Hopefully this is the appropriate section for my question.

I want to buy a car starter that is programmable to start and stop on the times I give it. Multiple times per hour, all night long.

Why? I dont want to kill my battery by draining it while off using power. Generators are too loud for night-time in city use. Propane heaters are dangerous, and the peace of mind will be better going car starter route. Kills 2 birds with one stone.

Any models out there do what I want a car starter to do?


----------



## jaggerwild (May 21, 2007)

marki said:


> Hopefully this is the appropriate section for my question.
> 
> I want to buy a car starter that is programmable to start and stop on the times I give it. Multiple times per hour, all night long.
> 
> ...


 None that I have seen, the only work around would be either
1# the viper systems have a built in LOW POWER sense and will auto start
2# you would have to manually start it each time, maybe add a voltage sensor that works all the time to the auto so you would know when to start it.

We may be able to help you more if you give more details on exactly what your trying to do....... You may also consider using multiple car batteries and a supped up alternator to get a better system that stores more power.


----------



## Raylo (Feb 12, 2006)

Mark,

My Clifford RSX3.5 (made by DEI) has a similar feature. It is called "timer mode" and is selectable for time (default) or temperature. See below for the text from the manual for how it works. I suspect, but don't know for sure, that the more current DEI models (Viper, Python, Clifford) will have a similar feature. You can't set exact times but should pretty much do what you describe. Basically it will start every 3 hours and run for 10 minutes each time. I've never tried it. It gets cold here in MD but not that cold!
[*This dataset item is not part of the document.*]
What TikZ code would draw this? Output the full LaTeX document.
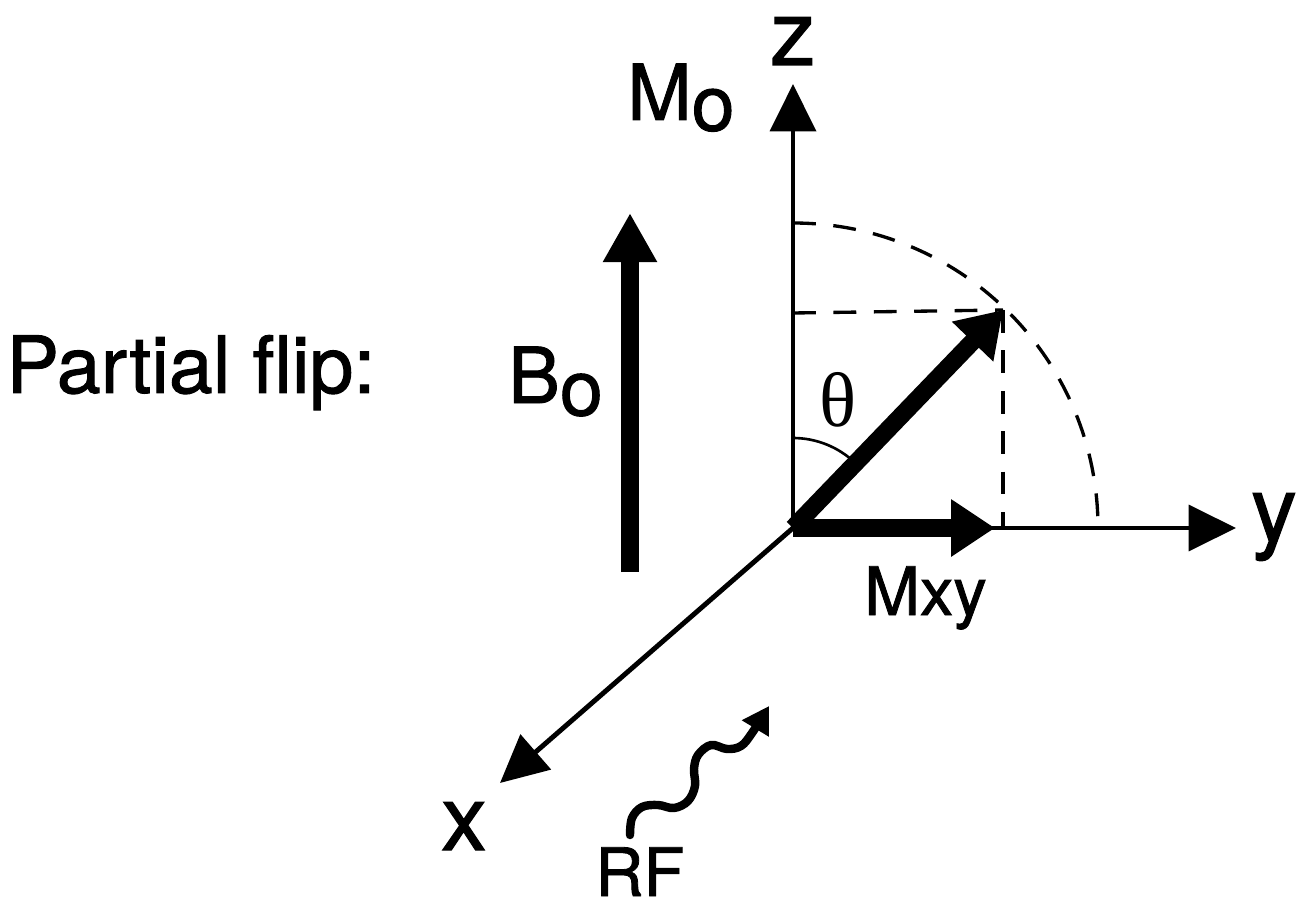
\documentclass[tikz,border=0pt]{standalone}
\usepackage{fontspec}
\setmainfont{TeX Gyre Heros}[FakeBold=1.2]
\newfontfamily\grserif{Liberation Serif}
\usetikzlibrary{arrows.meta}
\begin{document}
\begin{tikzpicture}[x=0.02cm,y=-0.02cm,
  axis/.style={line width=2.8pt,-{Triangle[length=27pt,width=26pt]}},
  vec/.style={line width=10pt,-{Triangle[length=25pt,width=31pt]}},
  guide/.style={line width=1.9pt,dash pattern=on 13pt off 10pt},
  lbl/.style={inner sep=0pt,font=\fontsize{44}{48}\selectfont},
  axlbl/.style={inner sep=0pt,font=\fontsize{52}{56}\selectfont},
  smlbl/.style={inner sep=0pt,font=\fontsize{38}{42}\selectfont}]
\useasboundingbox (0,0) rectangle (1297,908);
% key points
\coordinate (O) at (793,528);
\coordinate (ztip) at (793,84);
\coordinate (ytip) at (1236,528);
\coordinate (xtip) at (500,783);
\coordinate (Mtip) at (1003,310);
\coordinate (Mxytip) at (995,528);
\coordinate (Mz) at (793,313);
\coordinate (Mfoot) at (1003,528);
\coordinate (Bbot) at (630,572);
\coordinate (Btip) at (630,213);
% dashed guides
\draw[guide] (Mz) -- (Mtip);
\draw[guide] (Mtip) -- (Mfoot);
\draw[guide] (O) ++(0,-305) arc[start angle=-90,end angle=0,radius=305];
% axes
\draw[axis] (O) -- (ztip);
\draw[axis] (O) -- (ytip);
\draw[axis] (O) -- (xtip);
% theta arc
\draw[line width=1.5pt] (O) ++(0,-90) arc[start angle=-90,end angle=-46,radius=90];
% vectors
\draw[vec] (O) -- (Mxytip);
\draw[vec] (O) -- (Mtip);
\draw[line width=10.5pt,-{Triangle[length=28pt,width=29pt]}] (Bbot) -- (Btip);
% RF wave
\coordinate (rfs) at (630,835);
\coordinate (rft) at (769,706);
\draw[line width=4.8pt,line cap=round,-{Triangle[length=15pt,width=17pt]}]
  plot[smooth,tension=0.6] coordinates{(rfs) (632,818) (642,807) (658,805) (674,808) (688,801) (695,786) (694,769) (698,755) (711,745) (727,749) (741,746) (752,733) (rft)};
% labels
\node[inner sep=0pt,font=\fontsize{45}{50}\selectfont,anchor=base west] (pf) at (6,393) {Partial flip:};
\node[axlbl,anchor=base] (zl) at (793,65) {z};
\node[axlbl,anchor=base] (xl) at (464,850) {x};
\node[axlbl,anchor=base] (yl) at (1274,541) {y};
\node[lbl,anchor=base east] (mol) at (735,120) {M\raisebox{-6pt}{o}};
\node[lbl,anchor=base west] (bol) at (508,403) {B\raisebox{-7pt}{o}};
\node[smlbl,anchor=base west] (mxyl) at (864,615) {Mxy};
\node[smlbl,anchor=base west] (rfl) at (595,896) {RF};
\node[inner sep=0pt,font=\grserif\fontsize{44}{48}\selectfont] (th) at (838,400) {θ};
\end{tikzpicture}
\end{document}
3-14 TIMER MODE—TIMED STARTS/TEMPERATURE STARTS: The system will start every 3-hours until canceled by the brake, hood, or neutral safety shut-down wires (a maximum of 6 times). The temperature start mode will not start the vehicle unless the interior temperature of the vehicle is less than 0 degrees F. The temperature start mode will exit after 18 hours.


----------



## jaggerwild (May 21, 2007)

Raylo said:


> Mark,
> 
> My Clifford RSX3.5 (made by DEI) has a similar feature. It is called "timer mode" and is selectable for time (default) or temperature. See below for the text from the manual for how it works. I suspect, but don't know for sure, that the more current DEI models (Viper, Python, Clifford) will have a similar feature. You can't set exact times but should pretty much do what you describe. Basically it will start every 3 hours and run for 10 minutes each time. I've never tried it. It gets cold here in MD but not that cold!
> 
> 3-14 TIMER MODE—TIMED STARTS/TEMPERATURE STARTS: The system will start every 3-hours until canceled by the brake, hood, or neutral safety shut-down wires (a maximum of 6 times). The temperature start mode will not start the vehicle unless the interior temperature of the vehicle is less than 0 degrees F. The temperature start mode will exit after 18 hours.


 AHH the CLifford, @ Marki you could also try calling remote start dealers telling them your exact needs to see if they offer a solution. A good quality shop will listen to your needs than offer a fix from there.


----------